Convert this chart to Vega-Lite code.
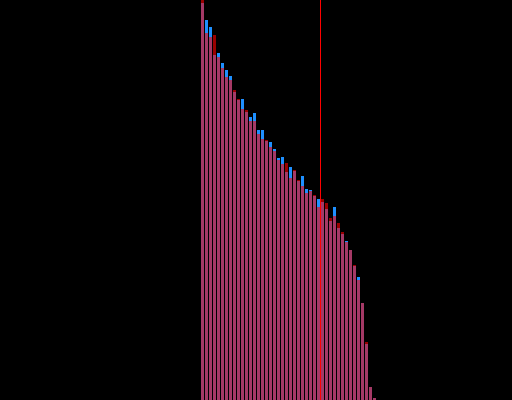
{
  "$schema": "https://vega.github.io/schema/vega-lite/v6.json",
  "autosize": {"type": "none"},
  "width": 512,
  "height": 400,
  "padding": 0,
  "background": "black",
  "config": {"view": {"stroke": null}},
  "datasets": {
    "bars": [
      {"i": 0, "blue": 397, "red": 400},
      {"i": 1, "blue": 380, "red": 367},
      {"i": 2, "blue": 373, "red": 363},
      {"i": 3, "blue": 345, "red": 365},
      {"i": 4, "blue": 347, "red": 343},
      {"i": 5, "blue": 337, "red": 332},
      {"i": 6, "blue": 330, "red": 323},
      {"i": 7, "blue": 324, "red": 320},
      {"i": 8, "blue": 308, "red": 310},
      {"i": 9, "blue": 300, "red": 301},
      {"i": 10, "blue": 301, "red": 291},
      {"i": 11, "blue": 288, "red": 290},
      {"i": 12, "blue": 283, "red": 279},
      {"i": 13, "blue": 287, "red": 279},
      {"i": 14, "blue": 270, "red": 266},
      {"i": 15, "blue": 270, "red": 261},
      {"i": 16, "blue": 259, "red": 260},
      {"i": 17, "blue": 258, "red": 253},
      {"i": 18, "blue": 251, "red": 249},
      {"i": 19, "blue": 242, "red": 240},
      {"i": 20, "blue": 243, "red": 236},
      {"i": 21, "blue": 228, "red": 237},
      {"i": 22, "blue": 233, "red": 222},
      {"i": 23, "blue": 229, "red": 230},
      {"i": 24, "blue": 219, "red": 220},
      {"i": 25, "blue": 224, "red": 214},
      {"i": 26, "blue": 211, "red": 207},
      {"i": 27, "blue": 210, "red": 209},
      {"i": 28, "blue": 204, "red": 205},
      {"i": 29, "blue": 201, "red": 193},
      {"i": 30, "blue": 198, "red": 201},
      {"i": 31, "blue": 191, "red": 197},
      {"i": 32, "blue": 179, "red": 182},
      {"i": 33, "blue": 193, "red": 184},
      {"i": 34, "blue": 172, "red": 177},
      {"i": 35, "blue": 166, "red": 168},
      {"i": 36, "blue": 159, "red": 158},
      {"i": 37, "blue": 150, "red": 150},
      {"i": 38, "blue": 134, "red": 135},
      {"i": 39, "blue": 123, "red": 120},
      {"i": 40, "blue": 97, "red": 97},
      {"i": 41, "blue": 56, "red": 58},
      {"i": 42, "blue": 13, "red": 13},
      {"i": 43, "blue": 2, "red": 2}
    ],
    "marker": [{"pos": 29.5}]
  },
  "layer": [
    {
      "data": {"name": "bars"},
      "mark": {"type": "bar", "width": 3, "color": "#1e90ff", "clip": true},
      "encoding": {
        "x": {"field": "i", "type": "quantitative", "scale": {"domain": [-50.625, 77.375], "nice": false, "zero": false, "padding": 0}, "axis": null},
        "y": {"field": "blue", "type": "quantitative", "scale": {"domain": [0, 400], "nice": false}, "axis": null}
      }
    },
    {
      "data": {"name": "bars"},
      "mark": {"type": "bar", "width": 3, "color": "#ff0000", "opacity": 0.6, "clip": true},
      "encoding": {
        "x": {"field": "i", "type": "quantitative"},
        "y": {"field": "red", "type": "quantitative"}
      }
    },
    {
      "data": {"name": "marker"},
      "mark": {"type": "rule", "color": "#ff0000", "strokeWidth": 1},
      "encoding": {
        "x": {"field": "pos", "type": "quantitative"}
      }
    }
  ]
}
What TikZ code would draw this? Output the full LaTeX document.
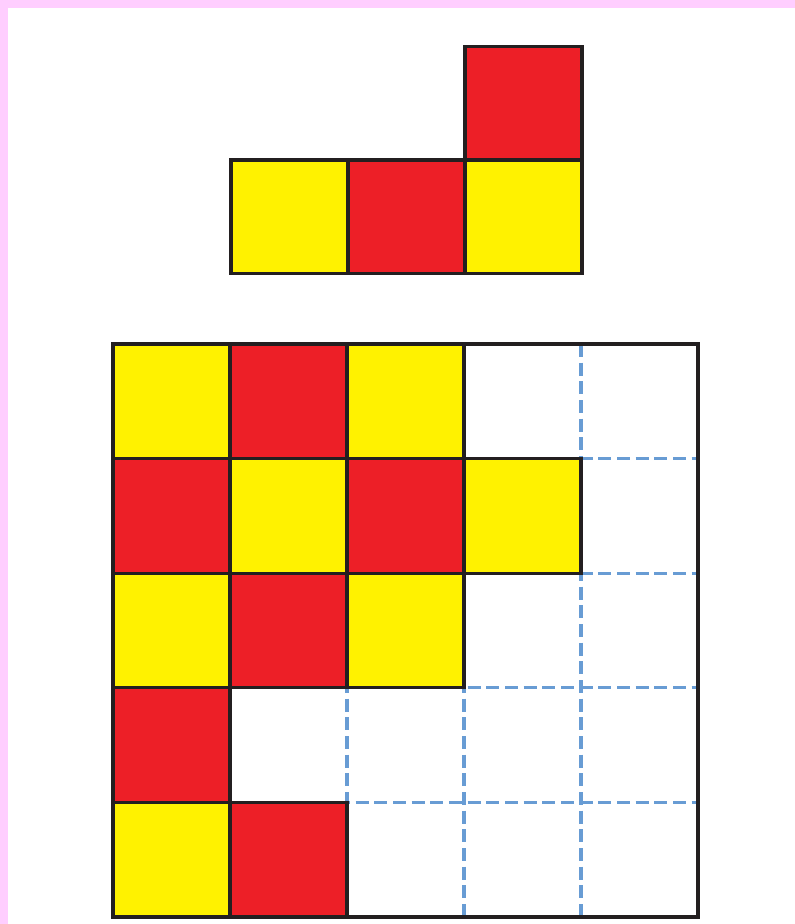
+ + + + +
Reproduce the whole listing word for word, setting aside any pictures.

Convert this chart to Vega-Lite code.
{
  "$schema": "https://vega.github.io/schema/vega-lite/v6.json",
  "autosize": {"type": "none"},
  "width": 512,
  "height": 400,
  "padding": 0,
  "background": "black",
  "config": {"view": {"stroke": null}},
  "datasets": {
    "bars": [
      {"i": 0, "blue": 397, "red": 400},
      {"i": 1, "blue": 380, "red": 367},
      {"i": 2, "blue": 373, "red": 363},
      {"i": 3, "blue": 345, "red": 365},
      {"i": 4, "blue": 347, "red": 343},
      {"i": 5, "blue": 337, "red": 332},
      {"i": 6, "blue": 330, "red": 323},
      {"i": 7, "blue": 324, "red": 320},
      {"i": 8, "blue": 308, "red": 310},
      {"i": 9, "blue": 300, "red": 301},
      {"i": 10, "blue": 301, "red": 291},
      {"i": 11, "blue": 288, "red": 290},
      {"i": 12, "blue": 283, "red": 279},
      {"i": 13, "blue": 287, "red": 279},
      {"i": 14, "blue": 270, "red": 266},
      {"i": 15, "blue": 270, "red": 261},
      {"i": 16, "blue": 259, "red": 260},
      {"i": 17, "blue": 258, "red": 253},
      {"i": 18, "blue": 251, "red": 249},
      {"i": 19, "blue": 242, "red": 240},
      {"i": 20, "blue": 243, "red": 236},
      {"i": 21, "blue": 228, "red": 237},
      {"i": 22, "blue": 233, "red": 222},
      {"i": 23, "blue": 229, "red": 230},
      {"i": 24, "blue": 219, "red": 220},
      {"i": 25, "blue": 224, "red": 214},
      {"i": 26, "blue": 211, "red": 207},
      {"i": 27, "blue": 210, "red": 209},
      {"i": 28, "blue": 204, "red": 205},
      {"i": 29, "blue": 201, "red": 193},
      {"i": 30, "blue": 198, "red": 201},
      {"i": 31, "blue": 191, "red": 197},
      {"i": 32, "blue": 179, "red": 182},
      {"i": 33, "blue": 193, "red": 184},
      {"i": 34, "blue": 172, "red": 177},
      {"i": 35, "blue": 166, "red": 168},
      {"i": 36, "blue": 159, "red": 158},
      {"i": 37, "blue": 150, "red": 150},
      {"i": 38, "blue": 134, "red": 135},
      {"i": 39, "blue": 123, "red": 120},
      {"i": 40, "blue": 97, "red": 97},
      {"i": 41, "blue": 56, "red": 58},
      {"i": 42, "blue": 13, "red": 13},
      {"i": 43, "blue": 2, "red": 2}
    ],
    "marker": [{"pos": 29.5}]
  },
  "layer": [
    {
      "data": {"name": "bars"},
      "mark": {"type": "bar", "width": 3, "color": "#1e90ff", "clip": true},
      "encoding": {
        "x": {"field": "i", "type": "quantitative", "scale": {"domain": [-50.625, 77.375], "nice": false, "zero": false, "padding": 0}, "axis": null},
        "y": {"field": "blue", "type": "quantitative", "scale": {"domain": [0, 400], "nice": false}, "axis": null}
      }
    },
    {
      "data": {"name": "bars"},
      "mark": {"type": "bar", "width": 3, "color": "#ff0000", "opacity": 0.6, "clip": true},
      "encoding": {
        "x": {"field": "i", "type": "quantitative"},
        "y": {"field": "red", "type": "quantitative"}
      }
    },
    {
      "data": {"name": "marker"},
      "mark": {"type": "rule", "color": "#ff0000", "strokeWidth": 1},
      "encoding": {
        "x": {"field": "pos", "type": "quantitative"}
      }
    }
  ]
}
What TikZ code would draw this? Output the full LaTeX document.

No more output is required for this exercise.